Brown again presented the draft on the following day, and from day to day for a week, and was requested to hold the draft awaiting an opportunity to see Striplin. Finally defendant notified Brown he would not pay the draft. Meantime, defendant's balance on deposit in plaintiff bank was withdrawn, and the Striplin check turned down by the bank on which it was drawn. Brown notified the manager of the bank, who took it up with defendant, and payment was refused. The draft not having been protested, and the time for protest having passed, the Tennessee Valley Bank, in recognition of its liability as a collecting bank, paid the draft, and sues for the amount so paid.
There is conflict in the evidence touching what passed between defendant and Brown, but the issues thereon were for the jury. The question of first moment presented is whether plaintiff's evidence makes a case of liability on the common counts.
In Evans v. Billingsley,
"If a person who owes a debt to A., by any contrivance causes B. to pay it, the action for money paid will lie to recover back the amount, and the machinery by which the mischief was brought about is utterly immaterial."
Commenting on Evans v. Billingsley, supra, this court said in Beard v. Horton,
"The principle on which the case last cited rests is, that where a person owes a debt, and by any trick, deceit or contrivance, causes another to pay it, the party paying it may maintain an action against such person for money paid, and the means used to bring about such payment are immaterial."
This latter case involved failure of duty on the part of a bank in collecting a draft. The teller had by mistake accepted payment only in part and surrendered the draft as fully paid. His bank made good the difference; the teller then satisfied his bank, and brought suit for the money so paid. The chief difference of fact between that and the case at bar is that in the one the loss grew out of failure to get full payment, and in the other out of failure to protest for nonpayment.
In course of the opinion in Beard v. Horton, supra, it was further said:
"A party compelled, in order to preserve his rights, to pay the debt of another, may recover the amount so paid, from the person whose duty it was to have paid the debt. Walker v. Smith,
The principle announced in these cases we consider sound in law as in morals and applicable to the case at bar. There was no error in refusing the affirmative instruction for defendant.
That the draft was never accepted is not in point here. It was a demand draft. There was no duty to present for acceptance. Code 1923, § 9163. The duty was to present it for payment, and protest it for nonpayment. The Bank's liability grew out of failure to protest so as to bind the drawer of the draft. Code 1923, § 9087. The defendant's liability to the Bank grew out of defendant's promises, requests, and assurances upon the faith of which the Bank took upon itself the risk of incurring its liability. There was no want of consideration to support an action of assumpsit. The loss suffered by plaintiff as a result of defendant's conduct is sufficient.

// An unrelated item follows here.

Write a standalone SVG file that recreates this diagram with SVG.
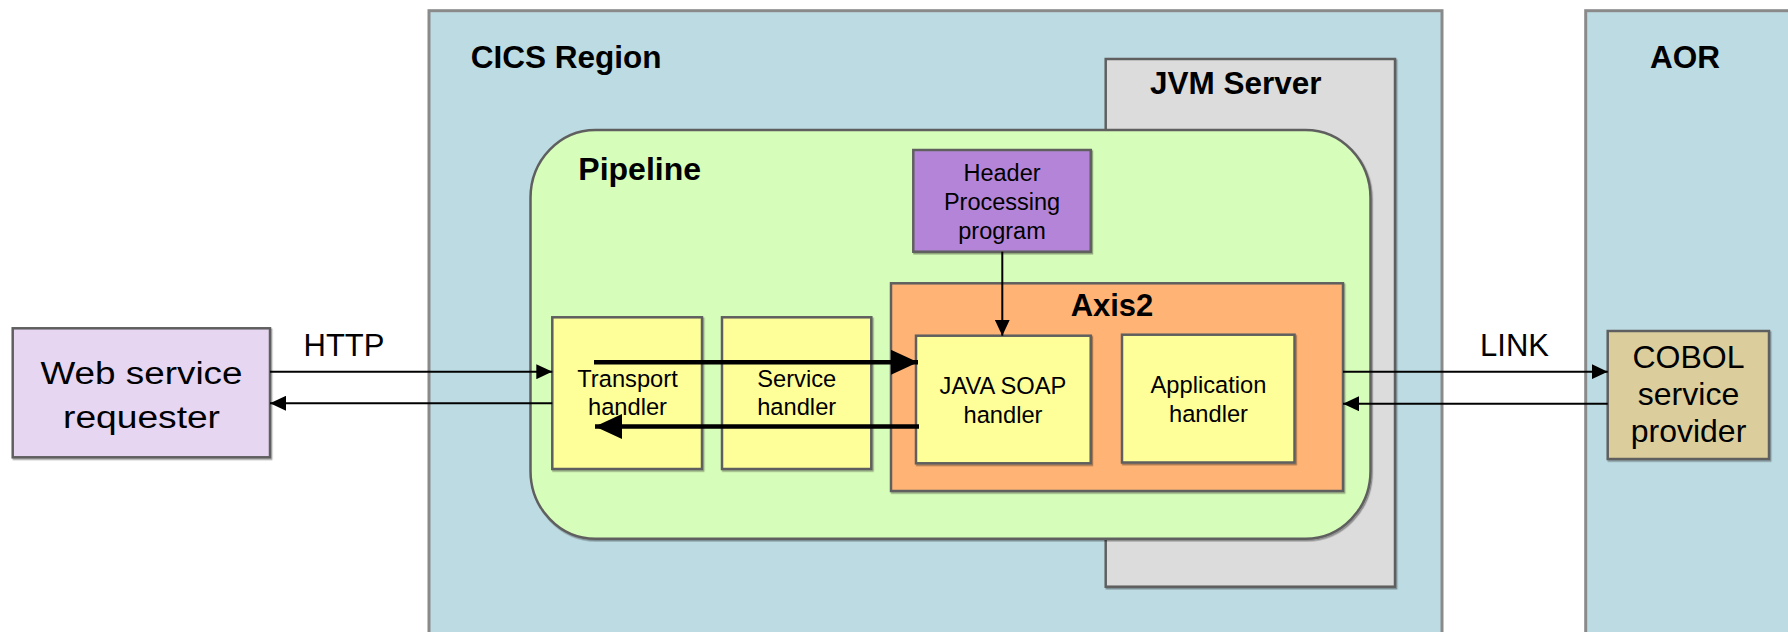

The draft was proper evidence, not as the cause of action, but as a part of the transaction involved. Its existence was the occasion of the duties undertaken by the Bank, the basis of its liability, as well as the subject of the negotiations which caused the Bank's loss.
Evidence that defendant at the time had a claim for shortage on cotton theretofore bought from the drawer was properly disallowed. Plaintiff's evidence was that defendant admitted getting the cotton for which this draft was drawn. This was not denied. If plaintiff's evidence be true, the defendant, by his promises and assurances to the Bank, waived any question of the state of accounts on the other matter; and under the principles above announced, the Bank was justified in acting on the belief that the debt was due.
The question to W. G. Teague, defendant's brother, touching the claims of defendant as between himself and the seller, called for self-serving declarations of defendant, and was properly rejected.
Charge No. 5, refused to defendant, was at least misleading in tending to limit the inquiry to the first interview between Brown and defendant. Plaintiff's evidence tended to show two or more interviews within the 24 hour period mentioned in the charge. The later statements to Hackworth could be looked to by the jury as corroborative of Brown's version of the previous transactions.
Affirmed
ANDERSON, C. J., and SOMERVILLE and THOMAS, JJ., concur.